Id. at 339. Despite the insertion of "someone" in Torres's statement, the jury had no reason to doubt that "Torres ‘did not want her sister Vejar to know what she was saying about her." Id. (emphasis added).
The redacted statements set forth in Herrera's confession render Vejar inapposite. Significantly, the United States deleted sentences similar to the statements that the Fifth Circuit Court of Appeal found objectionable in Vejar. (Docket No. 91 at p. 5.) The United States deleted the following statements from Herrera's confession.
• HERRERA-Cruz stated that FERNANDEZ-Sanes made up the story that he lost his watch at Palomino and went [sic ] they were in route to retrieve it.
• HERRERA-Cruz said that during transport from Palomino to FURA headquarters, FERNANDEZ-Sanes told him not to say anything to the police.
Id. Fernández argues that these statements "still ‘point[ ] directly’ to Mr. Fernández." (Docket No. 86 at p. 4.) The United States, however, deleted these statements from Herrera's statement. The remaining statements do not implicate Fernández to the extent that severance is appropriate. The United States notes that the conspiracy with which the defendants are charged purportedly involved other individuals not named in the indictment. Herrera's redacted confession neither states nor implies that the "someone" to whom Herrera refers is Fernández. The jury may speculate that Herrera refers to Fernández, but only by linking other evidence at trial with Herrera's confession. See United States v. Figueroa-Cartagena, 612 F.3d 69, 85 (1st Cir. 2010) ("By contrast, statements that incriminate a co-defendant ‘only when linked with evidence introduced later at trial’ can be admitted if references to the co-defendant are redacted and the jury is instructed not to consider the statement against any defendant other than the declarant.") (citing Richardson, 481 U.S. at 208, 107 S.Ct. 1702 ).

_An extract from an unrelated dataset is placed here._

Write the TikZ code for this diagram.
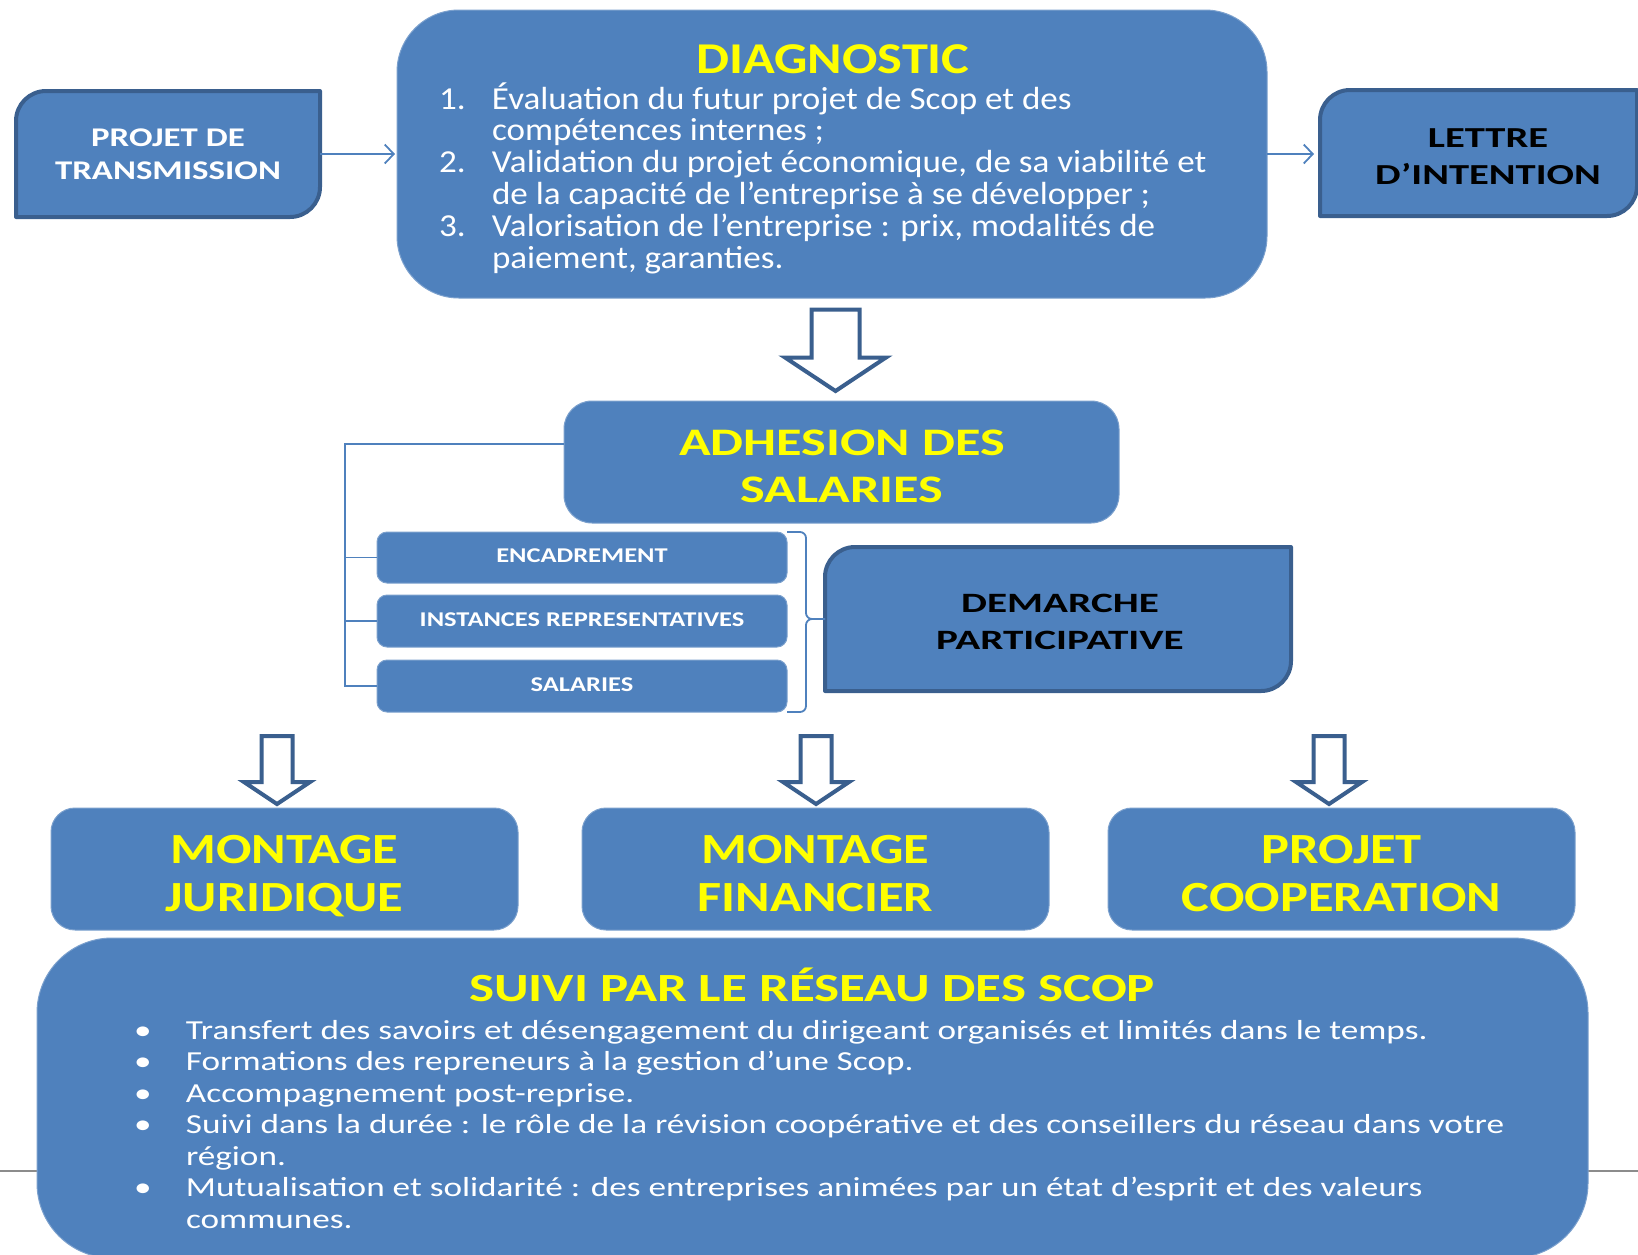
\documentclass[tikz,border=0pt]{standalone}
\usepackage{fontspec}
\setmainfont{Carlito}
\newfontfamily\fDiag[FakeStretch=1.096]{Carlito}
\newfontfamily\fSuivi[FakeStretch=1.28]{Carlito}
\newfontfamily\fPT[FakeStretch=1.29]{Carlito}
\newfontfamily\fLet[FakeStretch=1.40]{Carlito}
\newfontfamily\fDem[FakeStretch=1.47]{Carlito}
\newfontfamily\fSmall[FakeStretch=1.26]{Carlito}
\newfontfamily\fAdh[FakeStretch=1.34]{Carlito}
\newfontfamily\fDiagT[FakeStretch=1.19]{Carlito}
\newfontfamily\fBot[FakeStretch=1.22]{Carlito}
\newfontfamily\fSuiviT[FakeStretch=1.325]{Carlito}
\usetikzlibrary{arrows.meta,backgrounds}
\definecolor{boxblue}{HTML}{4F81BD}
\definecolor{edgeblue}{HTML}{3A5F8E}
\definecolor{ttlyellow}{HTML}{FFFF00}
\definecolor{rulegray}{HTML}{8C8C8C}
\newcommand\tst{\rule{0pt}{60pt}}
\newcommand\fsz[2]{\fontsize{#1}{#2}\selectfont}
\begin{document}
\begin{tikzpicture}[
  rbox/.style={fill=boxblue, draw=boxblue!75!white, line width=1pt, inner sep=0pt, outer sep=0pt},
  sbox/.style={inner sep=0pt, outer sep=0pt},
  snipedge/.style={fill=boxblue, draw=edgeblue, line width=4pt, line join=round},
  thinconn/.style={draw=boxblue, line width=1.8pt},
  thinarrow/.style={thinconn, -{Straight Barb[length=9pt,width=19pt,line width=1.8pt]}},
  hollow/.style={draw=edgeblue, fill=white, line width=4pt, line join=miter},
  txt/.style={inner sep=0pt, outer sep=0pt},
  lines/.style={txt, align=center, anchor=north},
]
\useasboundingbox (0,0) rectangle (1638pt,-1254pt);
\draw[rulegray, line width=1.6pt] (0,-1171pt) -- (1638pt,-1171pt);

% ---- boxes
\node[sbox, minimum width=304pt, minimum height=126pt] (ptrans) at (168pt,-154pt) {};
\node[rbox, rounded corners=62pt, minimum width=870pt, minimum height=288pt] (diag) at (832pt,-154pt) {};
\node[sbox, minimum width=317pt, minimum height=126pt] (lettre) at (1478.5pt,-153pt) {};
\node[rbox, rounded corners=28pt, minimum width=555pt, minimum height=122pt] (adh) at (841.5pt,-462pt) {};
\node[rbox, rounded corners=10pt, minimum width=410pt, minimum height=51pt] (enc) at (582pt,-557.5pt) {};
\node[rbox, rounded corners=10pt, minimum width=410pt, minimum height=52pt] (inst) at (582pt,-621pt) {};
\node[rbox, rounded corners=10pt, minimum width=410pt, minimum height=52pt] (sal) at (582pt,-686pt) {};
\node[sbox, minimum width=466pt, minimum height=144pt] (dem) at (1058pt,-619pt) {};
\node[rbox, rounded corners=24pt, minimum width=467pt, minimum height=122pt] (jur) at (284.5pt,-869pt) {};
\node[rbox, rounded corners=24pt, minimum width=467pt, minimum height=122pt] (fin) at (815.5pt,-869pt) {};
\node[rbox, rounded corners=24pt, minimum width=467pt, minimum height=122pt] (coop) at (1341.5pt,-869pt) {};
\node[rbox, rounded corners=75pt, minimum width=1551pt, minimum height=320pt] (suivi) at (812.5pt,-1098pt) {};

\begin{scope}[on background layer]
\foreach \n in {ptrans,lettre,dem}{
  \draw[snipedge] ([yshift=-30pt]\n.north west) arc[start angle=180,end angle=90,radius=30pt]
    -- (\n.north east) -- ([yshift=30pt]\n.south east) arc[start angle=0,end angle=-90,radius=30pt]
    -- (\n.south west) -- cycle;
}
\end{scope}

% ---- texts
\node[lines, text=white, font=\fPT\bfseries\fsz{27}{32.3}] (ptransT) at (168pt,{-(146.7pt-60pt)}) {\tst PROJET DE\\TRANSMISSION};
\node[lines, text=black, font=\fLet\bfseries\fsz{29}{36.5}] (lettreT) at (1488pt,{-(147.5pt-60pt)}) {\tst LETTRE\\D’INTENTION};
\node[txt, anchor=base, text=ttlyellow, font=\fDiagT\bfseries\fsz{44}{44}] (diagT) at (833pt,-73pt) {DIAGNOSTIC};
\node[txt, anchor=north west, align=left, text=white, font=\fDiag\fsz{32}{31.8}] (diagL) at (439pt,{-(109pt-60pt)}) {%
\tst\makebox[53pt][l]{1.}Évaluation du futur projet de Scop et des\\
\hspace*{53pt}compétences internes ;\\
\makebox[53pt][l]{2.}Validation du projet économique, de sa viabilité et\\
\hspace*{53pt}de la capacité de l’entreprise à se développer ;\\
\makebox[53pt][l]{3.}Valorisation de l’entreprise : prix, modalités de\\
\hspace*{53pt}paiement, garanties.};
\node[lines, text=ttlyellow, font=\fAdh\bfseries\fsz{39}{47.7}] (adhT) at (842pt,{-(455pt-60pt)}) {\tst ADHESION DES\\SALARIES};
\node[txt, anchor=base, text=white, font=\fSmall\bfseries\fsz{21}{21}] (encT) at (582pt,-562.7pt) {ENCADREMENT};
\node[txt, anchor=base, text=white, font=\fSmall\bfseries\fsz{21}{21}] (instT) at (582pt,-626.7pt) {INSTANCES REPRESENTATIVES};
\node[txt, anchor=base, text=white, font=\fSmall\bfseries\fsz{21}{21}] (salT) at (582pt,-691.7pt) {SALARIES};
\node[lines, text=black, font=\fDem\bfseries\fsz{28}{36.6}] (demT) at (1060pt,{-(612.5pt-60pt)}) {\tst DEMARCHE\\PARTICIPATIVE};
\node[lines, text=ttlyellow, font=\fBot\bfseries\fsz{43}{48}] (jurT) at (284.5pt,{-(863pt-60pt)}) {\tst MONTAGE\\JURIDIQUE};
\node[lines, text=ttlyellow, font=\fBot\bfseries\fsz{43}{48}] (finT) at (815.5pt,{-(863pt-60pt)}) {\tst MONTAGE\\FINANCIER};
\node[lines, text=ttlyellow, font=\fBot\bfseries\fsz{43}{48}] (coopT) at (1341.5pt,{-(863pt-60pt)}) {\tst PROJET\\COOPERATION};
\node[txt, anchor=base, text=ttlyellow, font=\fSuiviT\bfseries\fsz{40}{40}] (suiviT) at (812pt,-1001pt) {SUIVI PAR LE RÉSEAU DES SCOP};
\node[txt, anchor=north west, align=left, text=white, font=\fSuivi\fsz{27.5}{31.5}] (suiviL) at (134pt,{-(1039pt-60pt)}) {%
\tst\makebox[52pt][l]{•}Transfert des savoirs et désengagement du dirigeant organisés et limités dans le temps.\\
\makebox[52pt][l]{•}Formations des repreneurs à la gestion d’une Scop.\\
\makebox[52pt][l]{•}Accompagnement post-reprise.\\
\makebox[52pt][l]{•}Suivi dans la durée : le rôle de la révision coopérative et des conseillers du réseau dans votre\\
\hspace*{52pt}région.\\
\makebox[52pt][l]{•}Mutualisation et solidarité : des entreprises animées par un état d’esprit et des valeurs\\
\hspace*{52pt}communes.};

% ---- connectors
\draw[thinarrow, shorten >=2pt] (ptrans.east) -- (diag.west);
\draw[thinarrow, shorten >=6pt] (diag.east) -- (diag.east -| lettre.west);
\coordinate (brk) at (345pt,-444pt);
\draw[thinconn] (adh.west |- brk) -- (brk) -- (brk |- sal.west) -- (sal.west);
\draw[thinconn] (brk |- enc.west) -- (enc.west);
\draw[thinconn] (brk |- inst.west) -- (inst.west);
\coordinate (brc) at (806pt,-619pt);
\draw[thinconn, rounded corners=6pt] (enc.north east) -- (enc.north east -| brc) -- (brc) -- (dem.west);
\draw[thinconn, rounded corners=6pt] (sal.south east) -- (sal.south east -| brc) -- (brc) -- (dem.west);

% ---- hollow block arrows
\draw[hollow] (811.5pt,-309.5pt) -- (859.5pt,-309.5pt) -- (859.5pt,-357.5pt) -- (886pt,-357.5pt)
  -- (835.5pt,-391pt) -- (785pt,-357.5pt) -- (811.5pt,-357.5pt) -- cycle;
\foreach \cx in {277,816,1329}{
  \draw[hollow] ({(\cx-15.5)*1pt},-736pt) -- ({(\cx+15.5)*1pt},-736pt) -- ({(\cx+15.5)*1pt},-782pt)
    -- ({(\cx+33)*1pt},-782pt) -- (\cx pt,-804pt) -- ({(\cx-33)*1pt},-782pt)
    -- ({(\cx-15.5)*1pt},-782pt) -- cycle;
}
\end{tikzpicture}
\end{document}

The Second Circuit Court of Appeals' decision in United States v. Jass is illustrative. 569 F.3d 47 (2nd Cir. 2009). Marian Jass ("Jass") and Kenneth Leight ("Leight") were charged with violating the Mann Act. Id. The United States redacted statements made by Leight that implicated Jass. Id. at 52. For instance, the testifying police officer stated that "Mr. Leight told me that he and another person had taken [Victim 2] to the Rockaway Mall in New Jersey." Id. The district court provided the jury with a Bruton instruction. Id. Jass argued that the admission of Leight's statement violated the Confrontation Clause, because "(1) only two adults were involved in the charged crime and only two adults (Jass and Leight) were on trial, and (2) Leight's reference to attempted sexual intercourse with ‘another person’ clearly signaled to the jury that his confederate was a woman." Id. at 62. The Second Circuit Court of Appeals rejected Jass’ Sixth Amendment argument, holding that "a jury would have had to refer to other trial evidence to link Jass to the redacted statement." Id. at 59—60 (holding that Bruton, Richardson and Marsh"do not construe the Confrontation Clause to demand further that a confession be redacted so as to permit no incriminating inference against the non-declarant defendant"). The Court finds the rationale articulated by the Second Circuit Court of Appeals in Jass persuasive. Accordingly, the Court denies Fernández's motion for severance. The Court will instruct the jury to consider Herrera's statement only as evidence against Herrera.
III. Conclusion
For the reasons set forth above, Fernández's motion for severance is DENIED . Trial remains set for September 17, 2018 at 9:00 a.m.